NEW ROCHELLE, NY -- The Board of Trustees engaged a team of professionals to assess the current condition and future viability of The College of New Rochelle (CNR). The review is still in progress, but preliminary findings indicate that there is a path forward for the College to remain a stand-alone institution. It will require significant cost-cutting and a significant amount of outside funding; however, it is the primary goal of the Board.
In early September 2016 the Board of Trustees of The College of New Rochelle (CNR) was notified that approximately $20 million in payroll taxes were not paid for eight quarters, beginning in 2014. This finding resulted in an immediate investigation led by a Special Committee of Trustees. A Chief Restructuring Officer (CRO) from Grassi & Associates was engaged to restructure and manage CNR’s finances; the forensic accounting firm PKF O’Connor Davies was engaged to review the school’s financial records and practices; and the external law firm Pepper Hamilton LLP was engaged to conduct an investigation of all facts for legal ramifications.
The goal of the investigation is to determine how and why the payroll taxes went unpaid, who was responsible for the non-payment, if any funds were diverted from CNR, and if there were any other undiscovered related issues. The investigation is not complete, but the Special Committee did not want to delay any longer sharing preliminary findings with the CNR Community.
To date, the investigation has determined that the CNR’s controller failed to file the required tax returns and pay the taxes due. Related matters are still being investigated. It has further established that CNR’s senior management at that time did not provide accurate information to the Board about the College’s finances. The financial information that was provided to the Board was incorrect, incomplete, and lacked transparency. Additionally, an independent external auditing firm audited CNR’s financial statements for recent years and found no material issues. The Board was permitted to rely upon these audits.
The investigation has also revealed other significant debts, liabilities, and depletion of assets including the unrestricted endowment. The additional debts and liabilities total $11.2 million.
Based upon the discovery of the College’s true financial status, the Board has taken critical steps to stabilize the institution. These include the appointment of Interim President Dorothy Escribano and Executive Vice President Kevin Cavanagh, the institution of mandatory new financial controls, and the identification of essential cost-cutting opportunities. It has also noted the need to revamp overall practices and procedures as the College moves into the future.
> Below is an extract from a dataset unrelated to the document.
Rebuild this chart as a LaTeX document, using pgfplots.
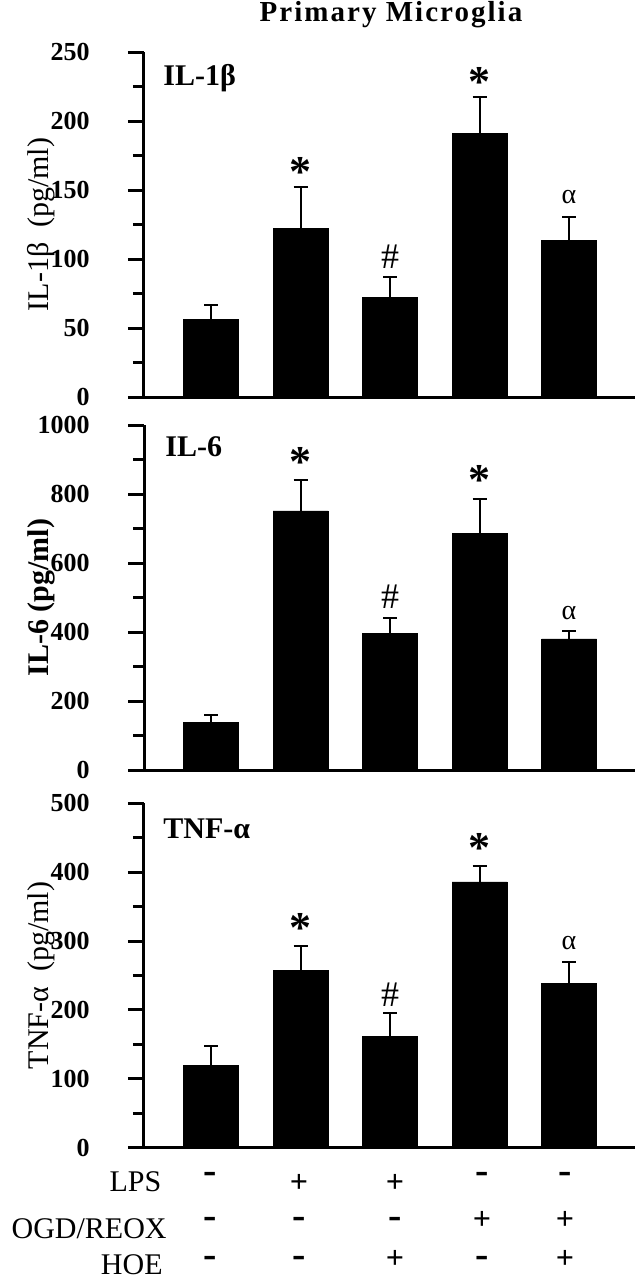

Because the tax liability was undisclosed for so long, the Trustees do not have the normal course of time to address the College’s financial stress. This is an urgent matter. CNR needs a significant amount of outside funding to meet its immediate needs. The Board is diligently examining all feasible options to protect the students and preserve the school’s mission. This effort includes discussions about various possible options with other institutions. The very last resort is closing the College and placing students in other schools.